● **TASK STATEMENT**
Omit the images. Copy each entry word for word.

****************

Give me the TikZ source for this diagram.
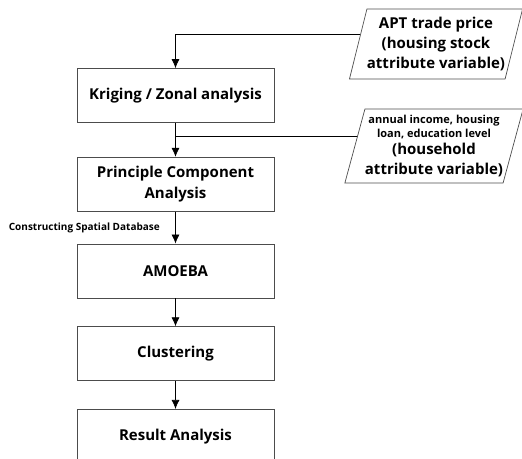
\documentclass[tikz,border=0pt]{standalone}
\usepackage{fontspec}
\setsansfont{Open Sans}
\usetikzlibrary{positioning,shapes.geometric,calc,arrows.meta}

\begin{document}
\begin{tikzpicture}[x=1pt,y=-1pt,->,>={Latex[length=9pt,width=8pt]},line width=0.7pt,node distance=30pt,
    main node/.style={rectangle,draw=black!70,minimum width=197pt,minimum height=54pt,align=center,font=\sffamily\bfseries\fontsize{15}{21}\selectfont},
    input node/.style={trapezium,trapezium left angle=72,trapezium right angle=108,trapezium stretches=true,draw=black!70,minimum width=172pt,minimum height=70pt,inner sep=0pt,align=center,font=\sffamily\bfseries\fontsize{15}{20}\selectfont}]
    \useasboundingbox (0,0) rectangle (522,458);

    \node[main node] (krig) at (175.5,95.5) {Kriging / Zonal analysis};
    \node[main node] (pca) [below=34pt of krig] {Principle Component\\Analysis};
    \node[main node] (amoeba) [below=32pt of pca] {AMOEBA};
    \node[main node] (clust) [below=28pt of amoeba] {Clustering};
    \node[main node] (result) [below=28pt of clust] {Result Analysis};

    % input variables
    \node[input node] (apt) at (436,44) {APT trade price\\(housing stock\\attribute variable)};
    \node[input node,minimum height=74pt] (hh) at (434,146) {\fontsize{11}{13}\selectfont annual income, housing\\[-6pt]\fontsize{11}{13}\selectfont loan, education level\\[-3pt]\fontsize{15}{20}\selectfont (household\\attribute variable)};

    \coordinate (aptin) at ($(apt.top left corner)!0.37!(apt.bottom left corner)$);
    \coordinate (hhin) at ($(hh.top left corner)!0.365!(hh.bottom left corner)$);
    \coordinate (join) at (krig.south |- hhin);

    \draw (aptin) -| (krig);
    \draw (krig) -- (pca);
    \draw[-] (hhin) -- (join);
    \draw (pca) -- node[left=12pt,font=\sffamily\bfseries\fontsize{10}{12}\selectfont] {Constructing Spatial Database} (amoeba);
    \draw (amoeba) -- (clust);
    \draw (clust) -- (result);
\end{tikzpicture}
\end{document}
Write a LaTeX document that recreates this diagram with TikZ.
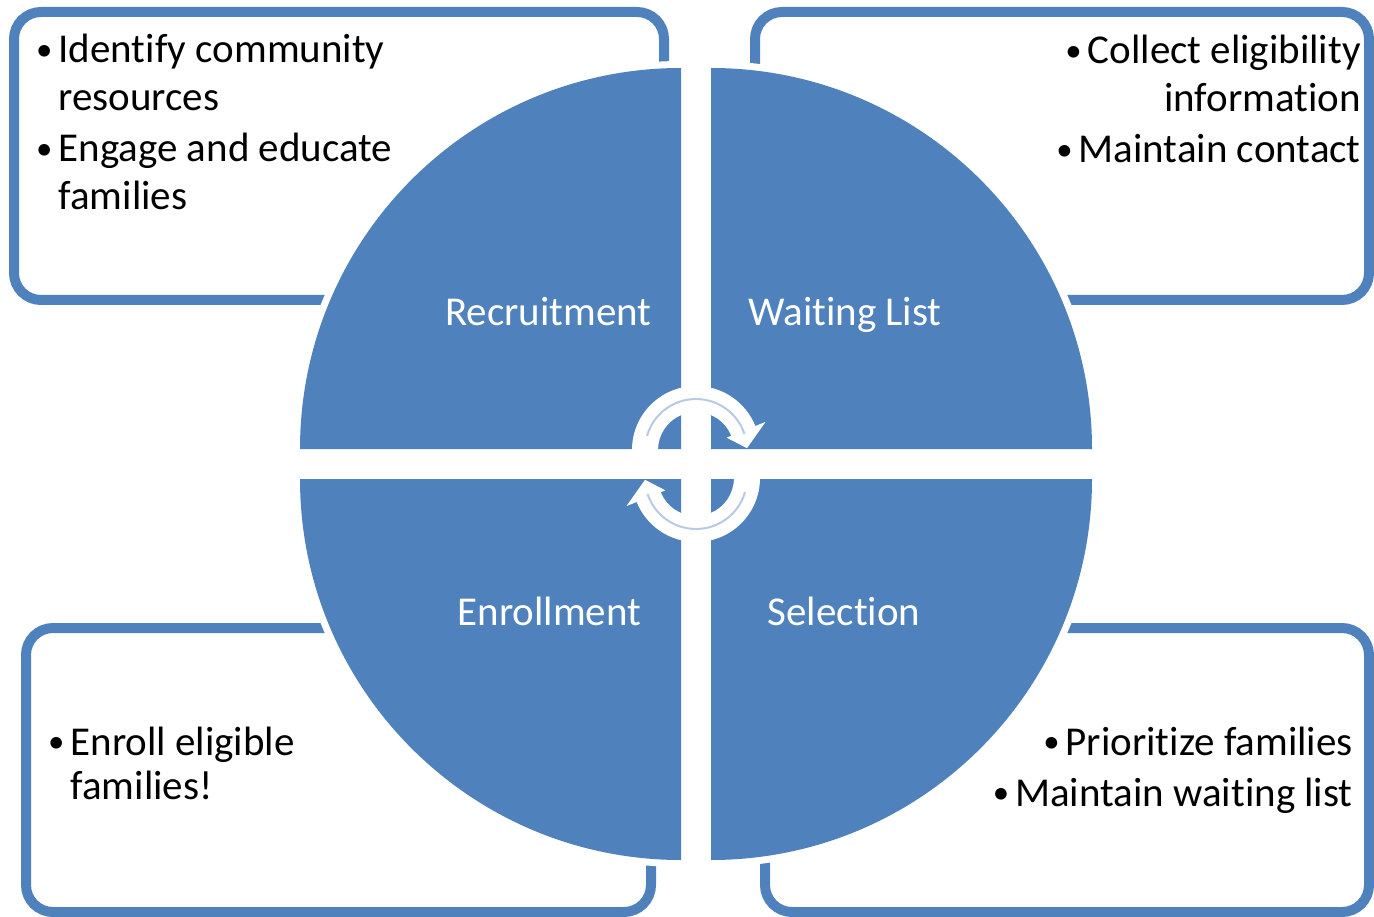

****************

● **SOLUTION TO THE PROBLEM**
Give me the TikZ source for this diagram.
\documentclass[tikz,border=0pt]{standalone}
\usepackage{fontspec}
\setsansfont{Open Sans}
\usetikzlibrary{positioning,shapes.geometric,calc,arrows.meta}

\begin{document}
\begin{tikzpicture}[x=1pt,y=-1pt,->,>={Latex[length=9pt,width=8pt]},line width=0.7pt,node distance=30pt,
    main node/.style={rectangle,draw=black!70,minimum width=197pt,minimum height=54pt,align=center,font=\sffamily\bfseries\fontsize{15}{21}\selectfont},
    input node/.style={trapezium,trapezium left angle=72,trapezium right angle=108,trapezium stretches=true,draw=black!70,minimum width=172pt,minimum height=70pt,inner sep=0pt,align=center,font=\sffamily\bfseries\fontsize{15}{20}\selectfont}]
    \useasboundingbox (0,0) rectangle (522,458);

    \node[main node] (krig) at (175.5,95.5) {Kriging / Zonal analysis};
    \node[main node] (pca) [below=34pt of krig] {Principle Component\\Analysis};
    \node[main node] (amoeba) [below=32pt of pca] {AMOEBA};
    \node[main node] (clust) [below=28pt of amoeba] {Clustering};
    \node[main node] (result) [below=28pt of clust] {Result Analysis};

    % input variables
    \node[input node] (apt) at (436,44) {APT trade price\\(housing stock\\attribute variable)};
    \node[input node,minimum height=74pt] (hh) at (434,146) {\fontsize{11}{13}\selectfont annual income, housing\\[-6pt]\fontsize{11}{13}\selectfont loan, education level\\[-3pt]\fontsize{15}{20}\selectfont (household\\attribute variable)};

    \coordinate (aptin) at ($(apt.top left corner)!0.37!(apt.bottom left corner)$);
    \coordinate (hhin) at ($(hh.top left corner)!0.365!(hh.bottom left corner)$);
    \coordinate (join) at (krig.south |- hhin);

    \draw (aptin) -| (krig);
    \draw (krig) -- (pca);
    \draw[-] (hhin) -- (join);
    \draw (pca) -- node[left=12pt,font=\sffamily\bfseries\fontsize{10}{12}\selectfont] {Constructing Spatial Database} (amoeba);
    \draw (amoeba) -- (clust);
    \draw (clust) -- (result);
\end{tikzpicture}
\end{document}
Write a LaTeX document that recreates this diagram with TikZ.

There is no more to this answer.